To dilate a triangle about a point, you can use the following formula for the coordinates of the dilated point:
\[ (x', y') = (x_c + k(x - x_c), y_c + k(y - y_c)) \]
where \( (x, y) \) are the original coordinates of the point, \( (x_c, y_c) \) is the center of dilation, \( k \) is the scale factor, and \( (x', y') \) are the coordinates after dilation.
Here, the center of dilation is \( (2, 2) \). The coordinates of the original triangle's vertices are:
- \( A(5, 5) \)
- \( B(1, 7) \)
- \( C(3, 2) \)
Before applying the dilation, you need to choose a scale factor \( k \).
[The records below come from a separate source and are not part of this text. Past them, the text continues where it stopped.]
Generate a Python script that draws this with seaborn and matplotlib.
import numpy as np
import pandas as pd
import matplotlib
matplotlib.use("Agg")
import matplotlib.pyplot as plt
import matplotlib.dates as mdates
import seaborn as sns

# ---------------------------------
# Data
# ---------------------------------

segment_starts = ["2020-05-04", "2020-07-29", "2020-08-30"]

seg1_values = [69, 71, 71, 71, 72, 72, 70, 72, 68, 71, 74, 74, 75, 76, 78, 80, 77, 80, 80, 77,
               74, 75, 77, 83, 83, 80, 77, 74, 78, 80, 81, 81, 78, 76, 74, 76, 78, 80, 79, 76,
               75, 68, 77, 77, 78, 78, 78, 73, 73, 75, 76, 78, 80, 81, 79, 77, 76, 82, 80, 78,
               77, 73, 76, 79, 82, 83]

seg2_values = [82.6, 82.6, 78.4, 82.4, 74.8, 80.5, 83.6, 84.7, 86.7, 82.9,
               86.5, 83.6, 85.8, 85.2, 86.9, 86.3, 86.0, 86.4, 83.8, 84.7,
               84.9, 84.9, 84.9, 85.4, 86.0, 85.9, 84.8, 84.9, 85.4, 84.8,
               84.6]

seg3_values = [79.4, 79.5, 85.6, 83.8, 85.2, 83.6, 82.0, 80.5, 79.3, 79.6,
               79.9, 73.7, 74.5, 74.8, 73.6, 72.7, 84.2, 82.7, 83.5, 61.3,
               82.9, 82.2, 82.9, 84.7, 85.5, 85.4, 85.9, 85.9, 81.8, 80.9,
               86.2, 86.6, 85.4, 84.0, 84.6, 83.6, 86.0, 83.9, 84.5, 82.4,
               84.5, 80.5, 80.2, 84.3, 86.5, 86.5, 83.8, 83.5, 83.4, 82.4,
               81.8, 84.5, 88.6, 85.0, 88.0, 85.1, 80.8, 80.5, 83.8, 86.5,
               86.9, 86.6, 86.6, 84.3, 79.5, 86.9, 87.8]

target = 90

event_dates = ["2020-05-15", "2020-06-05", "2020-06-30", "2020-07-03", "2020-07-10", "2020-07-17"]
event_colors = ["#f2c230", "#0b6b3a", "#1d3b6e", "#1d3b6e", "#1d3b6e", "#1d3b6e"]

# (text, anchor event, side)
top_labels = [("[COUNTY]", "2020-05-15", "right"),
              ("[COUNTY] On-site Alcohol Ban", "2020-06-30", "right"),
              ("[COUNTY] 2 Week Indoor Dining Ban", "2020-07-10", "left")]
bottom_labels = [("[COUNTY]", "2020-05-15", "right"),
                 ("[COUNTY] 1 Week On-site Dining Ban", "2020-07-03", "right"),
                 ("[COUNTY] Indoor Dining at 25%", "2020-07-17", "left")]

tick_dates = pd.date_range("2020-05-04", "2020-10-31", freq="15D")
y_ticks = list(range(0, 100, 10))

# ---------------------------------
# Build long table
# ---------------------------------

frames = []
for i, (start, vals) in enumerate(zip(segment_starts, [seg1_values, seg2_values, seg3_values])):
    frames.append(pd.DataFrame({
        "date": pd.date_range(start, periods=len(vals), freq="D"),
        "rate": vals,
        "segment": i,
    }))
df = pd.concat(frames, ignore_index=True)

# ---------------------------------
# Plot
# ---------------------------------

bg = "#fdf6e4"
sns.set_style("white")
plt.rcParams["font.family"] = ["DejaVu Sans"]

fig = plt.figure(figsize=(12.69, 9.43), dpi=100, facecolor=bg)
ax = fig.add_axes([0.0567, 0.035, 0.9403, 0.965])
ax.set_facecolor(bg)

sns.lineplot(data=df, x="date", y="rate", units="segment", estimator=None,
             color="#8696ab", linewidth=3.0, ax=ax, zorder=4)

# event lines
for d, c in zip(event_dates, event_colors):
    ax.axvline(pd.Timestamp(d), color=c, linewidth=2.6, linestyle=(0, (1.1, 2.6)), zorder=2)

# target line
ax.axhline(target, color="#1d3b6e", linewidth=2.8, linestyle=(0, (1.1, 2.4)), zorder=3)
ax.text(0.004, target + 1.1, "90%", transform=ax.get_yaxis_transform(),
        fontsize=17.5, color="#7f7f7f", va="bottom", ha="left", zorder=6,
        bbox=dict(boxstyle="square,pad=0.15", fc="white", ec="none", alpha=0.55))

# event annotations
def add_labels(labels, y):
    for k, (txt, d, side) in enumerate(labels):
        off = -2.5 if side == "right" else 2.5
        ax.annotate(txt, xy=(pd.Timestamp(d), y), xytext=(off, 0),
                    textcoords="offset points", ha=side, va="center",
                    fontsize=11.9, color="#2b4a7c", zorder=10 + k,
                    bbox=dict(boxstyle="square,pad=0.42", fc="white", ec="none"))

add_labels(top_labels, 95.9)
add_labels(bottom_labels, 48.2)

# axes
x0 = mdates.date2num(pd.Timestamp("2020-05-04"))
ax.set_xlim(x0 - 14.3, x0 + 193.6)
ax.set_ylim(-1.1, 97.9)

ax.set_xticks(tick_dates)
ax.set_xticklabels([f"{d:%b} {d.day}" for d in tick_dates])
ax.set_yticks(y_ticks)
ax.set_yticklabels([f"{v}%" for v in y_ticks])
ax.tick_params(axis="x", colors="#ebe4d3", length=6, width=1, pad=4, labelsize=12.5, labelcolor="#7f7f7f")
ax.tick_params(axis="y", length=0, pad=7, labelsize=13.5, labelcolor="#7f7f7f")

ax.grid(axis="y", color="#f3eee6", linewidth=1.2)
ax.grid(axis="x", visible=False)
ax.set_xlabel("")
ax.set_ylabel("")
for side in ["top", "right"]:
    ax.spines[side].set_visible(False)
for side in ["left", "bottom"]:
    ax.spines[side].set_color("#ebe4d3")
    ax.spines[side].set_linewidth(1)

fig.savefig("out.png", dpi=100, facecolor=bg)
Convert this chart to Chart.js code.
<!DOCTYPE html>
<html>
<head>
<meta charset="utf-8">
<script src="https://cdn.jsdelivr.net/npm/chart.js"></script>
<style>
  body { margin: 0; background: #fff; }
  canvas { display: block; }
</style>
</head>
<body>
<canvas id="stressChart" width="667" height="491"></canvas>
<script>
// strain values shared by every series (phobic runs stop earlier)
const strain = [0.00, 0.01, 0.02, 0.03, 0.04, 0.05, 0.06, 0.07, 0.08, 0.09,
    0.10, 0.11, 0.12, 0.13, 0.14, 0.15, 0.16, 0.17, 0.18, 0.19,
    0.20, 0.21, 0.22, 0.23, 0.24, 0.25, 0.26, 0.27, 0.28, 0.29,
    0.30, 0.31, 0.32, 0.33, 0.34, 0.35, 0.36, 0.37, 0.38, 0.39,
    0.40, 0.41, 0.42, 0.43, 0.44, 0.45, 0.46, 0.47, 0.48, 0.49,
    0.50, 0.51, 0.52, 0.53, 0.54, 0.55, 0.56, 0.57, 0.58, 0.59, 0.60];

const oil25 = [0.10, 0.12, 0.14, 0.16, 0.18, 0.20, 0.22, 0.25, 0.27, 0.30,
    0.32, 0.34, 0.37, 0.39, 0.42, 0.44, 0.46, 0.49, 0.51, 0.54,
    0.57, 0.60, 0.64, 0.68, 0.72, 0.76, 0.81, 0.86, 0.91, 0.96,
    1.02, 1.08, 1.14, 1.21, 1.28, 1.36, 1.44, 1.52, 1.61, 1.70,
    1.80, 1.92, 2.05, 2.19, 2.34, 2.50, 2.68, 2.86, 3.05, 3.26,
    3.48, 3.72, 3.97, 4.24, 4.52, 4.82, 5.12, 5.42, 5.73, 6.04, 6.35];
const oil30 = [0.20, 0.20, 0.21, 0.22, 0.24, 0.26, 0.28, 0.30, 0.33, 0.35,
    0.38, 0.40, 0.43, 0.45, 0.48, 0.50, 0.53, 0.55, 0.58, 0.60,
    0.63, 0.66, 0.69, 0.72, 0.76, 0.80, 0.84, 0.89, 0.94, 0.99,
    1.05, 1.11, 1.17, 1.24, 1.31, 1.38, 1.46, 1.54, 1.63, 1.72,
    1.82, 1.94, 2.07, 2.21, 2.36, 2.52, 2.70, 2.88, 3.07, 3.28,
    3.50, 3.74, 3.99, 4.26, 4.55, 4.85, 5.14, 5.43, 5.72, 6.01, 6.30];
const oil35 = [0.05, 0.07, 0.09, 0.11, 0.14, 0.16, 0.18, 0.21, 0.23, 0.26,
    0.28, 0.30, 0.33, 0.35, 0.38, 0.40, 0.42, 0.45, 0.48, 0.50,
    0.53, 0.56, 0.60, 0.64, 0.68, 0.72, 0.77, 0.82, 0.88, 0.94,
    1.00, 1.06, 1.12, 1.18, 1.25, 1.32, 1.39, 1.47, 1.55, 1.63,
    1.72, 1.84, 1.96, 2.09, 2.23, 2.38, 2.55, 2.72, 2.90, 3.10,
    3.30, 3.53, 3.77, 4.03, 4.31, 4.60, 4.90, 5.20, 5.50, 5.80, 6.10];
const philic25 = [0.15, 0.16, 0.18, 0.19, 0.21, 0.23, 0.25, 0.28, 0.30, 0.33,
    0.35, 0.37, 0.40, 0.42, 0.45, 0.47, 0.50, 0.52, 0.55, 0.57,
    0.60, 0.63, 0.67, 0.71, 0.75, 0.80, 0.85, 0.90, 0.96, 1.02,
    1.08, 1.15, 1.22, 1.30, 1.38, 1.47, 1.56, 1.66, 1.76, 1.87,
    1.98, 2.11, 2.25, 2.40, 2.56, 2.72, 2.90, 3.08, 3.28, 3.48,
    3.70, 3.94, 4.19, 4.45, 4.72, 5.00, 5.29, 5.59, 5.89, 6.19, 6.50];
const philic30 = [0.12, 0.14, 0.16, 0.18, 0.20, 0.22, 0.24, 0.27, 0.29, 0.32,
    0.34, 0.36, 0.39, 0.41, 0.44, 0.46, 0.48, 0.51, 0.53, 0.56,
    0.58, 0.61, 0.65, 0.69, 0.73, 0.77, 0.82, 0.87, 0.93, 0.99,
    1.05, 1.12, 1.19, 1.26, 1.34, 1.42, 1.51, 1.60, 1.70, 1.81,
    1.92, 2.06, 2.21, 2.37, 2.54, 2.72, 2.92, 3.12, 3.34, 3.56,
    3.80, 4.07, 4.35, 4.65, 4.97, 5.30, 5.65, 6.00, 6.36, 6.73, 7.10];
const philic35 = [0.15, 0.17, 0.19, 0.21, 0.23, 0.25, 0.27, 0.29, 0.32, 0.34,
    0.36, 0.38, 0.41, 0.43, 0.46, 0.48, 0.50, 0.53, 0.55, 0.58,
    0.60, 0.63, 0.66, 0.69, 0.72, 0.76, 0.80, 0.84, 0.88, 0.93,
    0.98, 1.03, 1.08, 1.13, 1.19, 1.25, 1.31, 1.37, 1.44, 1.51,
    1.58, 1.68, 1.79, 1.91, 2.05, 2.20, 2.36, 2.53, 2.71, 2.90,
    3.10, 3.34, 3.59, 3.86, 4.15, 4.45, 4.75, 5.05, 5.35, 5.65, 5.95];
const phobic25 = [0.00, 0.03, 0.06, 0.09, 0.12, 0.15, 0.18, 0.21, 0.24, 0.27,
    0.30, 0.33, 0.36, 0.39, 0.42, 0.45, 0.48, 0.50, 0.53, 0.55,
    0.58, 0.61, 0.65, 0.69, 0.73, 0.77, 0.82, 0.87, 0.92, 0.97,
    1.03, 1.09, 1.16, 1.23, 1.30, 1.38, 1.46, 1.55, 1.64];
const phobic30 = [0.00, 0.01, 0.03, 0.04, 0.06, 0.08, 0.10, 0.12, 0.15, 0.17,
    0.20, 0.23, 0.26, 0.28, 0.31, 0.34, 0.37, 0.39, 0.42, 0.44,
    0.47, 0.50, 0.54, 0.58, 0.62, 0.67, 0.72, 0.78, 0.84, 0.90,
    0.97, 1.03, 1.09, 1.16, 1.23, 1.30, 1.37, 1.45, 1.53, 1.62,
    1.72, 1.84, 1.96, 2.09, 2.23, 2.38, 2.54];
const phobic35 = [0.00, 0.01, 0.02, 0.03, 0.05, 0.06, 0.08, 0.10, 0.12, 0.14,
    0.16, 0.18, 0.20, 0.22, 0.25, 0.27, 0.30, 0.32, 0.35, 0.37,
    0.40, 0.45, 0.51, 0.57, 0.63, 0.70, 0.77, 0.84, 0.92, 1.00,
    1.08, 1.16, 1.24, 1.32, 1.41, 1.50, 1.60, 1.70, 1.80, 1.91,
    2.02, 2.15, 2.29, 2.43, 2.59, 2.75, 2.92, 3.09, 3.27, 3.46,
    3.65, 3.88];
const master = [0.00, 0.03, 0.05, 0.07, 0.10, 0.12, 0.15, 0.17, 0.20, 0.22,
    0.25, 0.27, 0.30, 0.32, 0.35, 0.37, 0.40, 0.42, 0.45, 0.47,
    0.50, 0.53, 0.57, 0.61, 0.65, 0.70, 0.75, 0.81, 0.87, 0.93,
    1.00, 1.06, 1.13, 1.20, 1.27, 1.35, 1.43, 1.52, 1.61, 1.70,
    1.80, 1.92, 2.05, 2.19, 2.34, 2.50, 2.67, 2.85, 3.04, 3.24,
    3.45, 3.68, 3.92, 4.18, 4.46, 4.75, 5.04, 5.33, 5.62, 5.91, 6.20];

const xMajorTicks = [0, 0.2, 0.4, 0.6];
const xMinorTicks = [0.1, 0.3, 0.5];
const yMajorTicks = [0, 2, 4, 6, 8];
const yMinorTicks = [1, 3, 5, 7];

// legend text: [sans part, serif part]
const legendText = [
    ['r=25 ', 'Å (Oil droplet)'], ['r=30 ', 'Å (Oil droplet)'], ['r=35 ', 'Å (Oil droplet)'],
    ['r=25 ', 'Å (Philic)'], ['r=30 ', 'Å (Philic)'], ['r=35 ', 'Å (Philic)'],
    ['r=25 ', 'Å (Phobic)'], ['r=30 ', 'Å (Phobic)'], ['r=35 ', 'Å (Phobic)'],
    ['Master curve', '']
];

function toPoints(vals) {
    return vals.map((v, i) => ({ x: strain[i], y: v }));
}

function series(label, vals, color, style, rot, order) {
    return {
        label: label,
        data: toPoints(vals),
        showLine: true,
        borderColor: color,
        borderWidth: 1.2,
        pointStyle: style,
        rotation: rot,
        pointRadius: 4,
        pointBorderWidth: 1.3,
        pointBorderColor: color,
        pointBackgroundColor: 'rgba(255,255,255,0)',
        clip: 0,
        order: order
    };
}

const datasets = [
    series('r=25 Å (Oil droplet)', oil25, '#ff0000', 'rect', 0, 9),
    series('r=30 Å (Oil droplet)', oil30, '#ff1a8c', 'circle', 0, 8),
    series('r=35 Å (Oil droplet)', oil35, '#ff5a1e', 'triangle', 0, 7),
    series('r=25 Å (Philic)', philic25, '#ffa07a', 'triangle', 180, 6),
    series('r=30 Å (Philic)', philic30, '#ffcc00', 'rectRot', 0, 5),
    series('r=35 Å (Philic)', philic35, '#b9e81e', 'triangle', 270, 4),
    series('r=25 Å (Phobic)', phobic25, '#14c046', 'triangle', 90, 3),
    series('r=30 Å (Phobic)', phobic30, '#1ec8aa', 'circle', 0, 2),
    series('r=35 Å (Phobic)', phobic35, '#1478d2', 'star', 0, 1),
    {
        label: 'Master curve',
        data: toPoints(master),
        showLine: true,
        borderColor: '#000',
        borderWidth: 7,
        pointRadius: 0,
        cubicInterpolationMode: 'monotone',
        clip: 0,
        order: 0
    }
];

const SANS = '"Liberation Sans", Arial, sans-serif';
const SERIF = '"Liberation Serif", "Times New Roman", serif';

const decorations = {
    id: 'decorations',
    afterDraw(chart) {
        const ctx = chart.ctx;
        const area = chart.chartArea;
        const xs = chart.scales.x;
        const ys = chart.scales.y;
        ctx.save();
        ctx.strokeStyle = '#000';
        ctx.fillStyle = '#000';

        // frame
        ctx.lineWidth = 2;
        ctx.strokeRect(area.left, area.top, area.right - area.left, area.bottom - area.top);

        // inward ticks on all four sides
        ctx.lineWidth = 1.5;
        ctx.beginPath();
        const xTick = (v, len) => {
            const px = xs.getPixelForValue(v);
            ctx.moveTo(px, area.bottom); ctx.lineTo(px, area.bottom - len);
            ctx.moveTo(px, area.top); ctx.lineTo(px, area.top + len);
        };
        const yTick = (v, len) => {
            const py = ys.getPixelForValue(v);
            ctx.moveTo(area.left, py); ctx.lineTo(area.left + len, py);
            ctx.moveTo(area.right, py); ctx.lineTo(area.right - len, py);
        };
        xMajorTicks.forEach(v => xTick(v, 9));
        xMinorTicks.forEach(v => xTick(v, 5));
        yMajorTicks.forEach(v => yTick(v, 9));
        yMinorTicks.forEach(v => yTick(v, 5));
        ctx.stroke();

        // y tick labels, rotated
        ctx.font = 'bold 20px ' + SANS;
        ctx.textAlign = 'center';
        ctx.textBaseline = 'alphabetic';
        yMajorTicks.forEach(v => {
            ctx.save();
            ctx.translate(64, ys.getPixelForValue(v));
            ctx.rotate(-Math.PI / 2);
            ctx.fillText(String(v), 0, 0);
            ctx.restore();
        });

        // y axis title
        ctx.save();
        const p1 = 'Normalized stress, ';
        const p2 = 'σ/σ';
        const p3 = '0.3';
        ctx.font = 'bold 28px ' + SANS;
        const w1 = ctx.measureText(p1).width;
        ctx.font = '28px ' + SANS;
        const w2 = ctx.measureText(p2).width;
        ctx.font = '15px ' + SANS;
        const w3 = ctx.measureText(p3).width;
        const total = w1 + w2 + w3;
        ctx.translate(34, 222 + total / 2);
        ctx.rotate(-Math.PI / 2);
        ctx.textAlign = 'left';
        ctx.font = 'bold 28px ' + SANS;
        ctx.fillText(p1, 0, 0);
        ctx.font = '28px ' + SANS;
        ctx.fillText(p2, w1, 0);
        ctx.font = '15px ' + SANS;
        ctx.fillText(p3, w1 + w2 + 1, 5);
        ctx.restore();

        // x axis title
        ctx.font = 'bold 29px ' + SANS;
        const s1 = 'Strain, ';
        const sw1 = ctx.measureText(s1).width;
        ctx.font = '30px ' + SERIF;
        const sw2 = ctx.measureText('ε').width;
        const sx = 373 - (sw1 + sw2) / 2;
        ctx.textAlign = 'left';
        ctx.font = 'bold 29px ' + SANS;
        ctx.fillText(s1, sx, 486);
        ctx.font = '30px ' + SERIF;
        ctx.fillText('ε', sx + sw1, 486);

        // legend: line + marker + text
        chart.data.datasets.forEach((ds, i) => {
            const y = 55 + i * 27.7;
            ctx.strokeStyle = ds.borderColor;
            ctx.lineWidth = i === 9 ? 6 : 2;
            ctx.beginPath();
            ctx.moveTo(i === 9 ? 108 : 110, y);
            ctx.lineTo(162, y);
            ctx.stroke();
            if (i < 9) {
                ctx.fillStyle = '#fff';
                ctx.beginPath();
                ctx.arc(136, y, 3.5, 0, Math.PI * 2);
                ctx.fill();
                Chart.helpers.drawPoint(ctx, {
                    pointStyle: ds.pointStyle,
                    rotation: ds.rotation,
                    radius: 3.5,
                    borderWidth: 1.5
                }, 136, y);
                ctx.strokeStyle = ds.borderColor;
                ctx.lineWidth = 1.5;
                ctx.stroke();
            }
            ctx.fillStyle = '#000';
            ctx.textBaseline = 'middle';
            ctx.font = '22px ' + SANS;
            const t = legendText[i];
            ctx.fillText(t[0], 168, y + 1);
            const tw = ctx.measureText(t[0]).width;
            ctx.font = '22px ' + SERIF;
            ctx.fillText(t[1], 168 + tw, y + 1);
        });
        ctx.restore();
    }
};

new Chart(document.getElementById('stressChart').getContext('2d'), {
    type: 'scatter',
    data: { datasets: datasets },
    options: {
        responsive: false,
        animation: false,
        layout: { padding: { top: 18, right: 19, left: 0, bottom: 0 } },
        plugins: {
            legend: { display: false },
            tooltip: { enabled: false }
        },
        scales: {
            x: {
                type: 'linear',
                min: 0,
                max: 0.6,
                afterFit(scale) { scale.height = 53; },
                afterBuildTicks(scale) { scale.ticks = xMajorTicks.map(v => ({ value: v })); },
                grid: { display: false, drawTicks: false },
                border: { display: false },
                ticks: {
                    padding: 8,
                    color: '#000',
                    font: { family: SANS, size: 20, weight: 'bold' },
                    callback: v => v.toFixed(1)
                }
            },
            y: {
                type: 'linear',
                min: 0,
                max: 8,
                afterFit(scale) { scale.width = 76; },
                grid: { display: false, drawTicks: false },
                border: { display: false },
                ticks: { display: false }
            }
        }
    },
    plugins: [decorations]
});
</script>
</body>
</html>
If you do not specify a scale factor, we'll assume \( k = 1 \) (which would mean no actual dilation) or \( k \) can be any positive number indicating how much you want to dilate.
Assuming we are dilating with a scale factor of \( k = 2 \) as an example, let's calculate the new coordinates of the vertices.
For A(5, 5):
\[ x' = 2 + 2(5 - 2) = 2 + 2 \cdot 3 = 2 + 6 = 8 \] \[ y' = 2 + 2(5 - 2) = 2 + 2 \cdot 3 = 2 + 6 = 8 \]
So, \( A'(8, 8) \).
For B(1, 7):
\[ x' = 2 + 2(1 - 2) = 2 + 2 \cdot (-1) = 2 - 2 = 0 \] \[ y' = 2 + 2(7 - 2) = 2 + 2 \cdot 5 = 2 + 10 = 12 \]
So, \( B'(0, 12) \).
For C(3, 2):
\[ x' = 2 + 2(3 - 2) = 2 + 2 \cdot 1 = 2 + 2 = 4 \] \[ y' = 2 + 2(2 - 2) = 2 + 2 \cdot 0 = 2 + 0 = 2 \]
So, \( C'(4, 2) \).
Summary of the Dilated Triangle A'B'C'
The coordinates of the dilated triangle (assuming a scale factor of \( k = 2 \)) are:
- \( A'(8, 8) \)
- \( B'(0, 12) \)
- \( C'(4, 2) \)
If a different scale factor is desired, you can replace \( k = 2 \) with that value and recalculate accordingly.